中古マンションのリノベーションと快適性
実際に快適な住環境を確保するための取り組みとして、リノベる株式会社とSUUMOリサーチセンターが手を組み、実証実験を実施しました。この実験では、ZEH(ネット・ゼロ・エネルギー・ハウス)水準にリノベーションされた中古マンションにおいて、室内環境がどのように数値化されるのかを検証しています。
リノベる株式会社は、東京都 港区に本社を置く企業で、中古住宅の流通及び省エネ化を推進する役割を担っています。彼らが行った実証実験では、IoTセンサーを利用して、室内外の温熱や騒音を測定しました。この結果、特に注目すべきは2024年2月に行われた測定データです。このデータによると、外気温が3℃まで低下する中でも、室内の温度は16℃以上を保つことが確認されました。これは、暖房設備なしでも高い保温性能が発揮されていることを示しています。
実証実験の背景
日本では2050年にカーボンニュートラルを目指す政策が進められています。その中で、新築住宅の省エネ基準が厳しくなりつつありますが、既存の中古住宅においては約8割が現行の省エネ基準を満たしていないという現実があります。これを受けて、リノベるは積水化学と協力し、住宅の省エネ性能を向上させるリノベーションを提案しています。
長年にわたり、住宅選びにおいては間取りや駅からの距離などが重視されてきました。しかし、居住者の多くが暖かさや静かさといった実際の住環境に不満を抱えていることも事実です。リノベるは、こうしたニーズに応える形で、これまでに無かった側面を実験を通じて明らかにすることを目指しました。
実証実験の実施内容
実験の具体的な流れは以下の通りです:
1. 環境センサーを対象となる住戸に設置。
2. 室内外の温度や騒音データを遠隔から取得。
このデータをもとに、環境指標が算出され、住環境における快適性を確保するための基準が検討されています。結果的に、実験対象のマンションでは室内の騒音も良好な状態であり、外部からのノイズはほぼなく、居住者は快適に過ごせていることが確認されました。
実験の結果
室内の音環境を調査したところ、室内の平均騒音は34dB、最大でも40dBと静かな環境が保たれていることがわかりました。一方で、外部の環境基準は日中に11回、夜間に54回以上を超過する回数もあったものの、室内では基準を超えることは一度もありませんでした。これは、非常に優れた防音性能があることを示しています。
住まい選びの新しい基準
リノベるが実施した実証実験の結果、得られたデータは住まい選びにおいて新たな基準を提供する可能性を秘めています。住宅選びの際に、従来の条件に加えて、実際にどれほど快適に過ごせるかという評価が重要視されることが期待されます。
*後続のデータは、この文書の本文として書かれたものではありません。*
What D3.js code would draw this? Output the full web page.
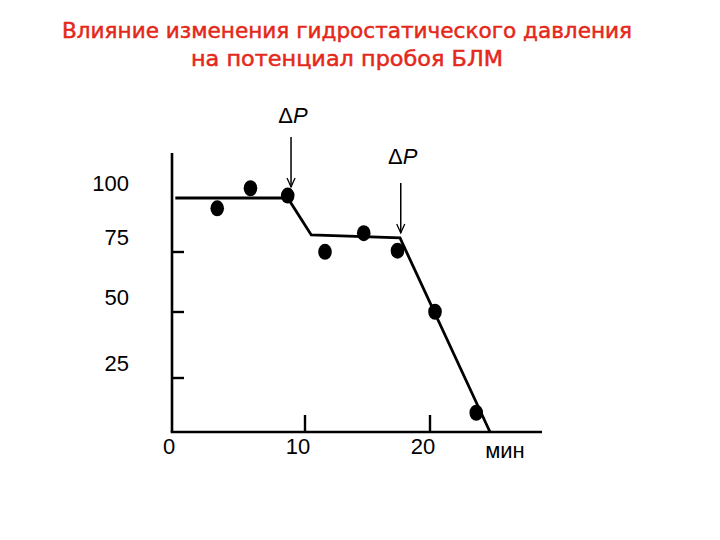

入居者からは「2月に入居したがエアコンを使用しなくとも、非常に快適だ」という声も聞かれています。さらに、光熱費についても年間で約93000円の削減効果が確認さ れています。これにより、居住者は経済的なメリットも享受できることになります。
今後に向けた展望
リノベるは、この実験結果を基に省エネリノベーションの普及を進め、カーボンニュートラル社会の実現に向けて邁進すると共に、消費者が自分に合った住まいを見つけるための手助けをすることに期待が寄せられています。既存ストックの住宅が持つ潜在的な価値を引き出しながら、新しい住環境の基準を提供することが、今後の課題となるでしょう。
リノベると積水化学の協業による「ZEH水準リノベーション」への取り組みは、これからの住宅の在り方を変えていく大きな一歩です。私たちの居住空間がより快適で持続可能なものに変わっていくことを期待しています。